CDNetworks’ Flood Shield 2.0 integrates network-layer filtering, distributed scrubbing capabilities, and application-layer defense to mitigate attacks such as SYN floods, UDP floods, and HTTP floods while maintaining service continuity.

Adaptive Mitigation

As DDoS patterns can shift during an incident, effective protection relies on real-time traffic analysis and dynamic rule adjustments. Adaptive mitigation ensures that filtering strategies evolve alongside attack behavior.

DDoS Attacks FAQs

What Is a DDoS Attack and How Does It Work?

A Distributed Denial of Service (DDoS) attack is a cyberattack that overwhelms a target system with traffic from multiple sources. It works by exhausting bandwidth, server resources, or application processes, so legitimate users cannot access the service.

Which Industries Are Most Targeted by DDoS Attacks?

Industries that rely heavily on online availability are most frequently targeted, including e-commerce, financial services, gaming, SaaS platforms, telecommunications, and public sector organizations.

What Are the Latest Trends in DDoS Attacks?

DDoS attacks are becoming more sophisticated and harder to block. Attackers often use multi-vector campaigns combining large network floods with Layer 7 traffic. IoT-based botnets generate massive volumes, helping attackers bypass simple defenses and prolong disruption.

What Is Layer 7 DDoS Protection?

Layer 7 DDoS protection defends web apps and APIs from attacks that mimic legitimate users. Since these attacks use valid HTTP/HTTPS requests, simple filtering fails. Effective defense combines rate limiting, traffic profiling, and WAFs to detect abnormal patterns while allowing legitimate access.

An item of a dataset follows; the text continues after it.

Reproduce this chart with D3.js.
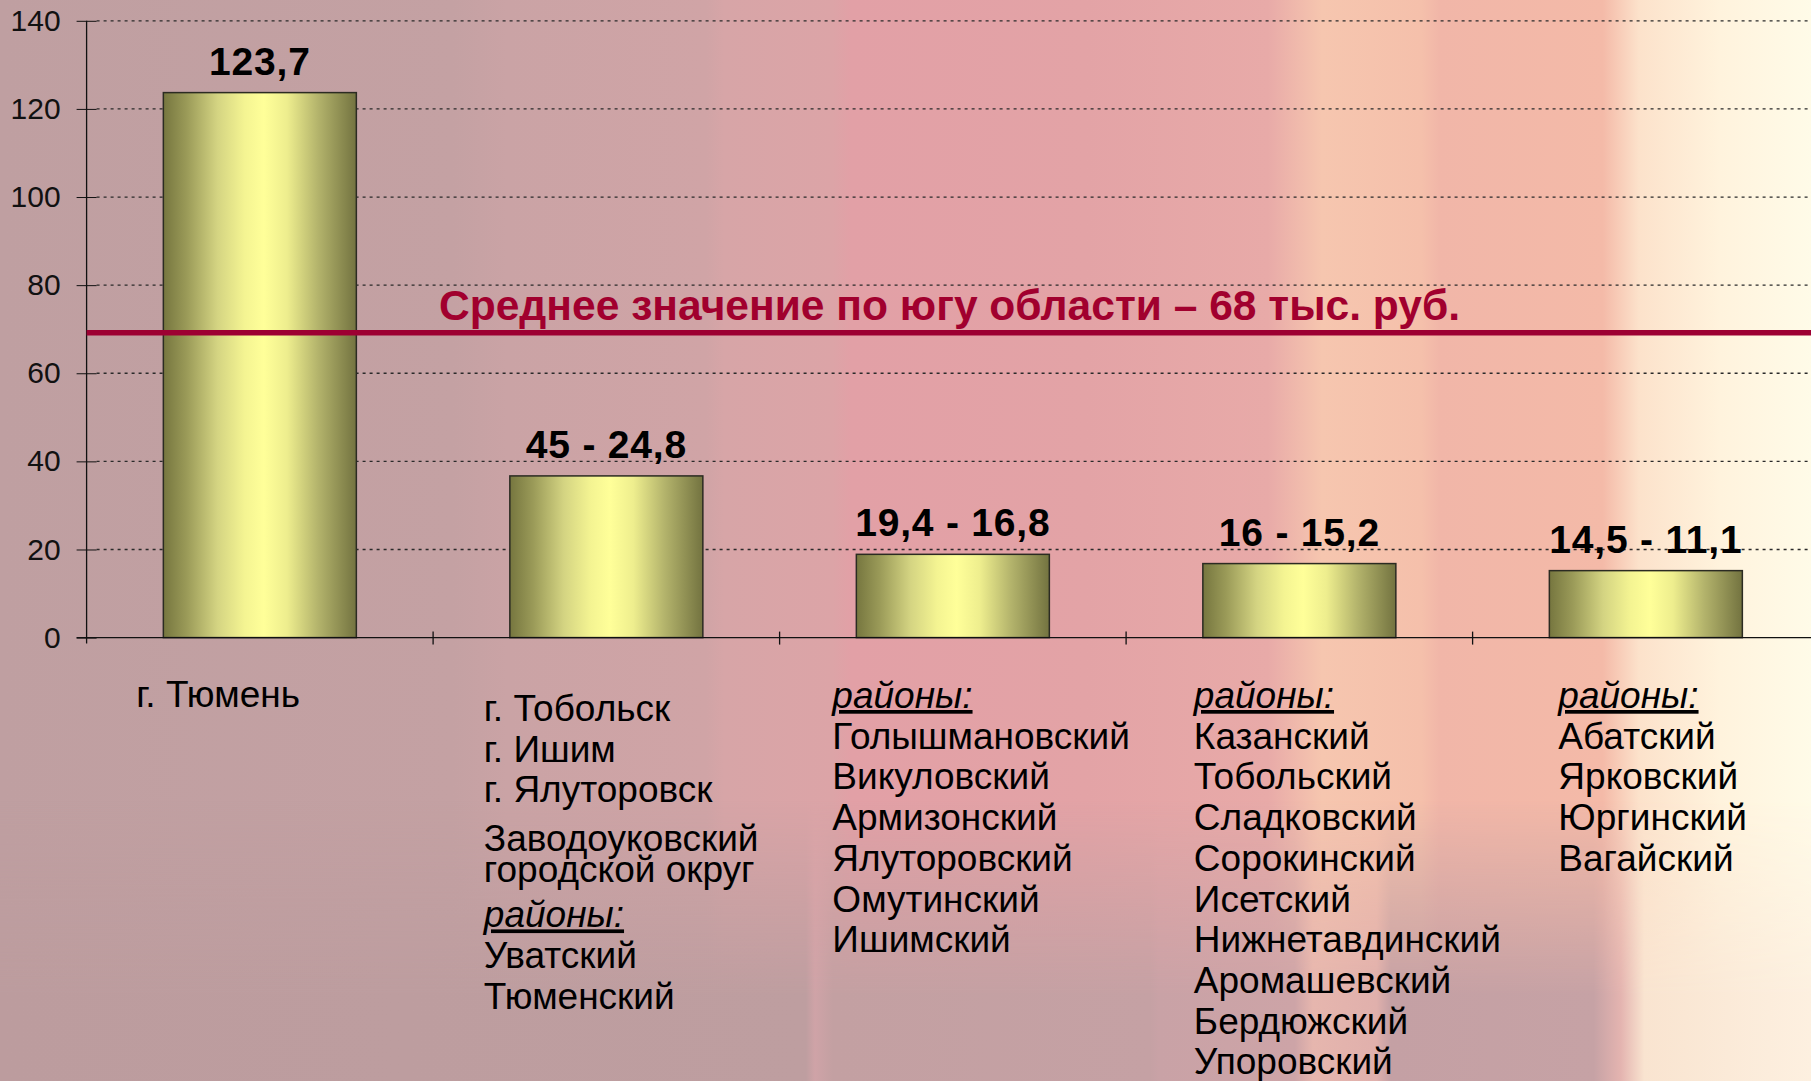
<!DOCTYPE html>
<html>
<head>
<meta charset="utf-8">
<script src="https://cdn.jsdelivr.net/npm/d3@7"></script>
<style>
  html, body { margin: 0; padding: 0; background: #c0a0a2; }
  svg { display: block; }
  text { font-family: "Liberation Sans", Arial, sans-serif; }
</style>
</head>
<body>
<div id="chart"></div>
<script>
// chart data
var categories = ["Тюмень", "Тобольск", "Голышманово", "Казанское", "Абатское"];
var barValues = [123.7, 36.7, 18.9, 16.8, 15.2];
var barLabels = ["123,7", "45 - 24,8", "19,4 - 16,8", "16 - 15,2", "14,5 - 11,1"];
var yTicks = [0, 20, 40, 60, 80, 100, 120, 140];
var averageValue = 69.2;
var averageLabel = "Среднее значение по югу области – 68 тыс. руб.";

// lines under each bar; "районы:" is a heading, inner arrays are one wrapped item
var categoryLines = [
    ["г. Тюмень"],
    ["г. Тобольск", "г. Ишим", "г. Ялуторовск", ["Заводоуковский", "городской округ"], "районы:", "Уватский", "Тюменский"],
    ["районы:", "Голышмановский", "Викуловский", "Армизонский", "Ялуторовский", "Омутинский", "Ишимский"],
    ["районы:", "Казанский", "Тобольский", "Сладковский", "Сорокинский", "Исетский", "Нижнетавдинский", "Аромашевский", "Бердюжский", "Упоровский"],
    ["районы:", "Абатский", "Ярковский", "Юргинский", "Вагайский"]
];

var width = 1811, height = 1081;
var axisX = 86.6, step = 346.5;

var svg = d3.select("#chart")
    .append("svg")
    .attr("width", width)
    .attr("height", height);

var defs = svg.append("defs");

function addGradient(id, stops, vertical) {
    var g = defs.append("linearGradient")
        .attr("id", id)
        .attr("x1", 0).attr("y1", 0)
        .attr("x2", vertical ? 0 : 1).attr("y2", vertical ? 1 : 0);
    stops.forEach(function (s) {
        g.append("stop")
            .attr("offset", s[0])
            .attr("stop-color", s[1])
            .attr("stop-opacity", s.length > 2 ? s[2] : 1);
    });
}

// background, roughly following the slide picture
addGradient("bgTop", [
    ["0%", "#bf9fa1"], ["25%", "#c4a1a3"], ["28%", "#caa3a5"], ["39%", "#d0a4a6"],
    ["40%", "#d7a5a7"], ["46%", "#dca4a7"], ["47%", "#e2a0a6"], ["60%", "#e3a3a6"],
    ["70%", "#e8aaa8"], ["73%", "#f6c6af"], ["78.5%", "#f5c0ab"], ["79.5%", "#f1b6a8"],
    ["88.5%", "#f4baa8"], ["90.5%", "#fce2cb"], ["95%", "#fff3dd"], ["100%", "#fffbe8"]
]);
addGradient("bgBottom", [
    ["0%", "#bc9c9e"], ["44.5%", "#be9ea0"], ["45%", "#cfa3a7"], ["46%", "#c3a0a2"],
    ["63.5%", "#c5a1a4"], ["64%", "#c9a2a6"], ["71.5%", "#cda4a7"], ["72.5%", "#e6b6ae"],
    ["76%", "#e0b0ac"], ["76.8%", "#c4a0a4"], ["88%", "#c6a2a5"], ["89.5%", "#e4b4b0"],
    ["90.8%", "#f9e4d0"], ["100%", "#fdf0e0"]
]);
// lower part of the slide turns mauve again
addGradient("bgFade", [
    ["0%", "#fff", 0], ["74%", "#fff", 0], ["92%", "#fff", 1], ["100%", "#fff", 1]
], true);
defs.append("mask").attr("id", "bgMask")
    .append("rect")
    .attr("width", width).attr("height", height)
    .attr("fill", "url(#bgFade)");

addGradient("barGrad", [
    ["0%", "#76763f"], ["12%", "#9a9a58"], ["28%", "#d4d482"], ["42%", "#f4f492"],
    ["52%", "#ffff99"], ["64%", "#eeee8e"], ["80%", "#b4b46c"], ["100%", "#737340"]
]);

svg.append("rect")
    .attr("width", width).attr("height", height)
    .attr("fill", "url(#bgTop)");
svg.append("rect")
    .attr("width", width).attr("height", height)
    .attr("fill", "url(#bgBottom)")
    .attr("mask", "url(#bgMask)");

// scales
var x = d3.scaleBand()
    .domain(categories)
    .range([axisX, axisX + step * categories.length])
    .paddingInner(0.443)
    .paddingOuter(0.2215);

var y = d3.scaleLinear()
    .domain([0, 140])
    .range([637.6, 20.8]);

// dotted grid lines
svg.append("g")
    .selectAll("line")
    .data(yTicks.filter(function (d) { return d > 0; }))
    .enter()
    .append("line")
    .attr("x1", axisX + 10)
    .attr("x2", width)
    .attr("y1", function (d) { return y(d); })
    .attr("y2", function (d) { return y(d); })
    .attr("stroke", "#2a2a2a")
    .attr("stroke-width", 1.3)
    .attr("stroke-dasharray", "3,4");

// Y axis
var yAxis = svg.append("g")
    .attr("transform", "translate(" + axisX + ",0)")
    .call(d3.axisLeft(y).tickValues(yTicks).tickSize(10).tickPadding(16));
yAxis.select(".domain").remove();
yAxis.selectAll(".tick line").attr("x2", 10).attr("x1", -10).attr("stroke", "#111");
yAxis.selectAll("text")
    .attr("font-size", 30)
    .attr("fill", "#111")
    .style("font-family", "'Liberation Sans', Arial, sans-serif");
svg.append("line")
    .attr("x1", axisX).attr("x2", axisX)
    .attr("y1", y(140)).attr("y2", y(0) + 6)
    .attr("stroke", "#111").attr("stroke-width", 1.3);

// bars
svg.append("g")
    .selectAll("rect")
    .data(barValues)
    .enter()
    .append("rect")
    .attr("x", function (d, i) { return x(categories[i]); })
    .attr("width", x.bandwidth())
    .attr("y", function (d) { return y(d); })
    .attr("height", function (d) { return y(0) - y(d); })
    .attr("fill", "url(#barGrad)")
    .attr("stroke", "#2b2b22")
    .attr("stroke-width", 1.5);

// X axis
svg.append("line")
    .attr("x1", axisX - 10).attr("x2", width)
    .attr("y1", y(0)).attr("y2", y(0))
    .attr("stroke", "#111").attr("stroke-width", 1.3);
var gap = x.step() - x.bandwidth();
svg.append("g")
    .selectAll("line")
    .data(categories.slice(1))
    .enter()
    .append("line")
    .attr("x1", function (d) { return x(d) - gap / 2; })
    .attr("x2", function (d) { return x(d) - gap / 2; })
    .attr("y1", y(0) - 6)
    .attr("y2", y(0) + 7)
    .attr("stroke", "#111")
    .attr("stroke-width", 1.3);

// value labels
svg.append("g")
    .selectAll("text")
    .data(barValues)
    .enter()
    .append("text")
    .attr("x", function (d, i) { return x(categories[i]) + x.bandwidth() / 2; })
    .attr("y", function (d) { return y(d) - 18; })
    .attr("text-anchor", "middle")
    .attr("font-size", 39)
    .attr("font-weight", "bold")
    .attr("letter-spacing", 0.8)
    .attr("fill", "#000")
    .text(function (d, i) { return barLabels[i]; });

// average line
svg.append("line")
    .attr("x1", axisX).attr("x2", width)
    .attr("y1", y(averageValue)).attr("y2", y(averageValue))
    .attr("stroke", "#9d0032")
    .attr("stroke-width", 5.5);
svg.append("text")
    .attr("x", 439)
    .attr("y", y(averageValue) - 12.5)
    .attr("font-size", 42)
    .attr("font-weight", "bold")
    .attr("fill", "#a1002e")
    .attr("textLength", 1021)
    .attr("lengthAdjust", "spacingAndGlyphs")
    .text(averageLabel);

// category lists under the axis
var colOffset = [-27, -26, -24, -9, 9];
var colTop = [707, 721, 708, 708, 708];
var lineStep = 40.7;

categoryLines.forEach(function (lines, i) {
    var g = svg.append("g")
        .attr("transform", "translate(" + (x(categories[i]) + colOffset[i]) + "," + colTop[i] + ")");
    var yy = 0;
    lines.forEach(function (item, k) {
        var parts = Array.isArray(item) ? item : [item];
        if (k > 0) {
            var prev = lines[k - 1];
            if (parts.length > 1) yy += 49;
            else if (Array.isArray(prev)) yy += 45;
            else yy += lineStep;
        }
        parts.forEach(function (p, j) {
            var t = g.append("text")
                .attr("x", 0)
                .attr("y", yy + j * 31)
                .attr("font-size", 37)
                .attr("fill", "#000")
                .text(p);
            if (p === "районы:") {
                t.attr("font-style", "italic")
                    .style("text-decoration", "underline");
            }
        });
        yy += (parts.length - 1) * 31;
    });
});
</script>
</body>
</html>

Can DDoS Attacks Be Stopped?

Yes. While no system can eliminate risk entirely, layered mitigation strategies that combine traffic filtering, scrubbing centers, application-layer protection, and continuous monitoring can effectively stop or significantly reduce the impact of DDoS attacks. Solutions like CDNetworks Flood Shield 2.0 implement these strategies, providing automated protection and real-time threat mitigation for web applications and networks.